Mantan Rektor Universitas Islam Negeri Sunan Kalijaga, Yogyakarta itu mengatakan, berbagai masukan terhadap BPIP adalah momen bagi BPIP untuk “reshaping dan reinventing”. Menajamkan dan menemukan kembali BPIP.
Kritik terhadap BPIP misalnya disuarakan pemikir Fachry Ali. Fachry Ali mengatakan, BPIP terlalu elitis dan tidak menjawab persoalan yang terjadi di tengah masyarakat.

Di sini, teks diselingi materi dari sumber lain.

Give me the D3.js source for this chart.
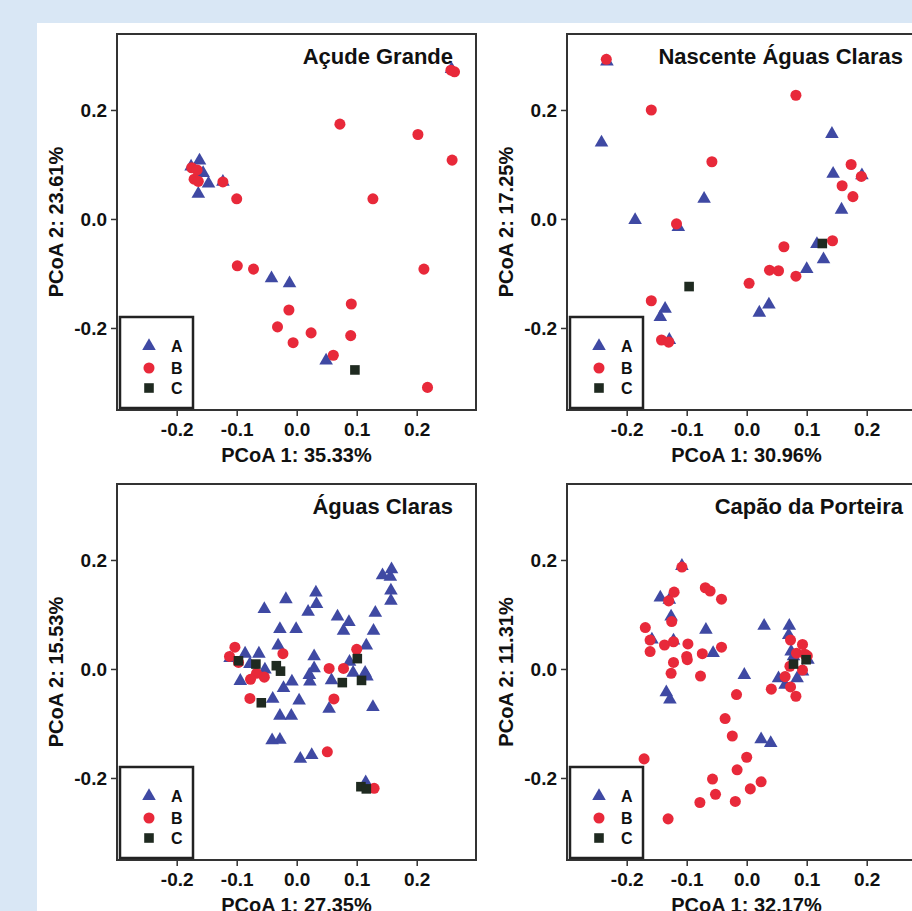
<!DOCTYPE html>
<html>
<head>
<meta charset="utf-8">
<script src="https://cdn.jsdelivr.net/npm/d3@7"></script>
<style>
  html, body { margin: 0; padding: 0; background: #d9e7f5; }
  svg { display: block; }
  text { font-family: "Liberation Sans", Arial, Helvetica, sans-serif; font-weight: bold; fill: #111; }
</style>
</head>
<body>
<div id="chart"></div>
<script>
// panel titles and axis labels
const titles = ["Açude Grande", "Nascente Águas Claras", "Águas Claras", "Capão da Porteira"];
const xLabels = ["PCoA 1: 35.33%", "PCoA 1: 30.96%", "PCoA 1: 27.35%", "PCoA 1: 32.17%"];
const yLabels = ["PCoA 2: 23.61%", "PCoA 2: 17.25%", "PCoA 2: 15.53%", "PCoA 2: 11.31%"];
const groups = ["A", "B", "C"];
const xTicks = [-0.2, -0.1, 0.0, 0.1, 0.2];
const yTicks = [-0.2, 0.0, 0.2];

// Açude Grande
const acudeA = [[0.258,0.275],[-0.162,0.107],[-0.176,0.096],[-0.156,0.084],[-0.147,0.065],[-0.123,0.068],
  [-0.164,0.046],[-0.042,-0.109],[-0.012,-0.118],[0.049,-0.260]];
const acudeB = [[0.257,0.273],[0.263,0.270],[0.072,0.174],[0.202,0.155],[0.259,0.108],[-0.175,0.094],
  [-0.166,0.090],[-0.171,0.073],[-0.164,0.069],[-0.123,0.068],[-0.100,0.037],[0.127,0.037],
  [-0.099,-0.086],[-0.072,-0.092],[0.212,-0.092],[-0.013,-0.167],[0.091,-0.156],[-0.032,-0.198],
  [0.024,-0.209],[0.090,-0.214],[-0.006,-0.227],[0.061,-0.250],[0.218,-0.309]];
const acudeC = [[0.097,-0.277]];

// Nascente Águas Claras
const nascenteA = [[-0.233,0.289],[-0.242,0.140],[-0.186,-0.002],[-0.071,0.037],[-0.114,-0.015],
  [0.142,0.156],[0.144,0.083],[0.192,0.080],[0.158,0.017],[0.117,-0.046],[0.128,-0.074],
  [0.100,-0.092],[0.037,-0.157],[0.021,-0.172],[-0.136,-0.165],[-0.144,-0.180],[-0.129,-0.222]];
const nascenteB = [[-0.234,0.293],[-0.159,0.200],[0.082,0.227],[-0.058,0.105],[0.174,0.100],
  [0.191,0.078],[0.159,0.061],[0.177,0.041],[-0.117,-0.009],[0.143,-0.040],[0.062,-0.051],
  [0.038,-0.094],[0.053,-0.095],[0.082,-0.105],[0.004,-0.118],[-0.159,-0.150],[-0.142,-0.222],
  [-0.130,-0.226]];
const nascenteC = [[0.126,-0.045],[-0.096,-0.124]];

// Águas Claras
const aguasA = [[0.158,0.183],[0.143,0.172],[0.156,0.169],[0.157,0.144],[0.157,0.125],[0.131,0.103],
  [0.128,0.070],[0.116,0.043],[-0.018,0.128],[0.032,0.140],[0.033,0.119],[0.019,0.105],
  [-0.054,0.110],[-0.028,0.073],[-0.001,0.073],[-0.031,0.043],[0.068,0.096],[0.087,0.086],
  [0.078,0.070],[0.029,0.023],[0.029,0.001],[0.021,-0.011],[0.022,-0.023],[0.058,-0.021],
  [0.088,0.013],[0.094,-0.007],[0.114,-0.007],[0.117,-0.014],[-0.008,-0.023],[-0.022,-0.035],
  [0.004,-0.058],[-0.040,-0.055],[-0.028,-0.086],[-0.009,-0.086],[-0.041,-0.131],[-0.028,-0.130],
  [0.006,-0.165],[0.025,-0.158],[0.054,-0.073],[0.127,-0.070],[0.115,-0.208],[-0.094,-0.022],
  [-0.086,0.028],[-0.063,0.028],[-0.111,0.020],[-0.078,0.009],[-0.053,-0.001]];
const aguasB = [[-0.103,0.040],[-0.112,0.023],[-0.097,0.012],[-0.023,0.028],[-0.067,-0.008],
  [-0.077,-0.019],[-0.054,-0.015],[-0.078,-0.054],[0.054,0.001],[0.078,0.001],[0.100,0.036],
  [0.062,-0.055],[0.051,-0.152],[0.129,-0.219]];
const aguasC = [[-0.097,0.015],[-0.068,0.009],[-0.034,0.006],[-0.027,-0.004],[-0.059,-0.062],
  [0.076,-0.025],[0.101,0.019],[0.108,-0.021],[0.107,-0.216],[0.116,-0.220]];

// Capão da Porteira
const capaoA = [[-0.108,0.189],[-0.144,0.131],[-0.129,0.127],[-0.126,0.096],[-0.158,0.054],
  [-0.122,0.052],[-0.068,0.072],[-0.056,0.029],[-0.134,-0.043],[-0.128,-0.056],[-0.004,-0.011],
  [0.029,0.079],[0.071,0.079],[0.070,0.062],[0.074,0.032],[0.078,0.023],[0.053,-0.017],
  [0.064,-0.029],[0.084,-0.017],[0.093,-0.005],[0.102,0.017],[0.024,-0.129],[0.040,-0.136]];
const capaoB = [[-0.108,0.187],[-0.121,0.141],[-0.130,0.125],[-0.125,0.087],[-0.069,0.149],
  [-0.061,0.143],[-0.042,0.128],[-0.169,0.076],[-0.161,0.053],[-0.161,0.032],[-0.137,0.044],
  [-0.122,0.050],[-0.098,0.046],[-0.100,0.023],[-0.099,0.017],[-0.122,0.012],[-0.074,0.028],
  [-0.042,0.040],[-0.126,-0.008],[-0.077,-0.013],[-0.017,-0.047],[-0.036,-0.091],[-0.024,-0.123],
  [0.000,-0.162],[-0.016,-0.185],[-0.057,-0.202],[0.024,-0.207],[0.006,-0.220],[-0.052,-0.230],
  [-0.019,-0.243],[-0.078,-0.245],[-0.171,-0.165],[-0.131,-0.275],[0.041,-0.037],[0.073,0.053],
  [0.093,0.045],[0.083,0.029],[0.097,0.027],[0.072,0.005],[0.093,-0.002],[0.064,-0.014],
  [0.073,-0.033],[0.082,-0.050],[0.101,0.024]];
const capaoC = [[0.078,0.009],[0.099,0.017]];

const panelData = [
  [acudeA, acudeB, acudeC],
  [nascenteA, nascenteB, nascenteC],
  [aguasA, aguasB, aguasC],
  [capaoA, capaoB, capaoC]
];

const colors = ["#3f49a3", "#e8293a", "#1f2a20"];
const symbols = [
  d3.symbol().type(d3.symbolTriangle).size(80),
  d3.symbol().type(d3.symbolCircle).size(96),
  d3.symbol().type(d3.symbolSquare).size(92)
];

const W = 912, H = 911;
const svg = d3.select("#chart").append("svg")
  .attr("width", W)
  .attr("height", H);

// white slide area
svg.append("rect")
  .attr("x", 37).attr("y", 23)
  .attr("width", W - 37).attr("height", H - 23)
  .attr("fill", "#ffffff");

const pw = 359, ph = 376;
const origins = [[117, 34], [567, 34], [117, 484], [567, 484]];
const fmt = d => d.toFixed(1);

panelData.forEach((series, i) => {
  const [ox, oy] = origins[i];
  const x = d3.scaleLinear().domain([-0.2995, 0.2988]).range([0, pw]);
  const y = d3.scaleLinear().domain([-0.3505, 0.3394]).range([ph, 0]);

  const g = svg.append("g").attr("transform", `translate(${ox},${oy})`);

  const xAxis = g.append("g")
    .attr("transform", `translate(0,${ph})`)
    .call(d3.axisBottom(x).tickValues(xTicks).tickFormat(fmt).tickSize(6).tickPadding(7));
  const yAxis = g.append("g")
    .call(d3.axisLeft(y).tickValues(yTicks).tickFormat(fmt).tickSize(6).tickPadding(4));
  [xAxis, yAxis].forEach(a => {
    a.select(".domain").remove();
    a.selectAll("line").attr("stroke", "#333").attr("stroke-width", 1.5);
    a.selectAll("text").attr("font-size", 19).attr("fill", "#111")
      .attr("font-family", "Liberation Sans, Arial, sans-serif").attr("font-weight", "bold");
  });

  // points: A, then B, then C on top
  series.forEach((pts, k) => {
    g.append("g").selectAll("path")
      .data(pts)
      .join("path")
      .attr("d", symbols[k])
      .attr("transform", d => `translate(${x(d[0])},${y(d[1])})`)
      .attr("fill", colors[k]);
  });

  // frame
  g.append("rect")
    .attr("width", pw).attr("height", ph)
    .attr("fill", "none")
    .attr("stroke", "#333")
    .attr("stroke-width", 2);

  g.append("text")
    .attr("x", pw - 23).attr("y", 30)
    .attr("text-anchor", "end")
    .attr("font-size", 22)
    .text(titles[i]);

  g.append("text")
    .attr("x", pw / 2).attr("y", ph + 52)
    .attr("text-anchor", "middle")
    .attr("font-size", 20)
    .text(xLabels[i]);

  g.append("text")
    .attr("transform", `translate(-54,${ph / 2}) rotate(-90)`)
    .attr("text-anchor", "middle")
    .attr("font-size", 20)
    .text(yLabels[i]);

  // legend
  const lg = g.append("g").attr("transform", `translate(3,${ph - 93})`);
  lg.append("rect")
    .attr("width", 73).attr("height", 91)
    .attr("fill", "#fff")
    .attr("stroke", "#222")
    .attr("stroke-width", 2.5);
  groups.forEach((name, k) => {
    const cy = [29, 51, 71][k];
    lg.append("path")
      .attr("d", symbols[k])
      .attr("transform", `translate(29,${cy})`)
      .attr("fill", colors[k]);
    lg.append("text")
      .attr("x", 51).attr("y", cy + 6)
      .attr("font-size", 16)
      .text(name);
  });
});
</script>
</body>
</html>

“Di mana BPIP saat KPK dilemahkan rezim. Tidak pernah terdengar suara BPIP,” ujar Fachry Ali. Padahal, kebangkrutan negeri ini, kian dipercepat setelah Komisi Pemberantasan Korupsi dilemahkan secara perlahan. KPK anak kandung reformasi “dibunuh” secara perlahan oleh DPR dan disetujui pemerintah. “Di mana BPIP dan apa suara BPIP?,” ujar Fachri Ali.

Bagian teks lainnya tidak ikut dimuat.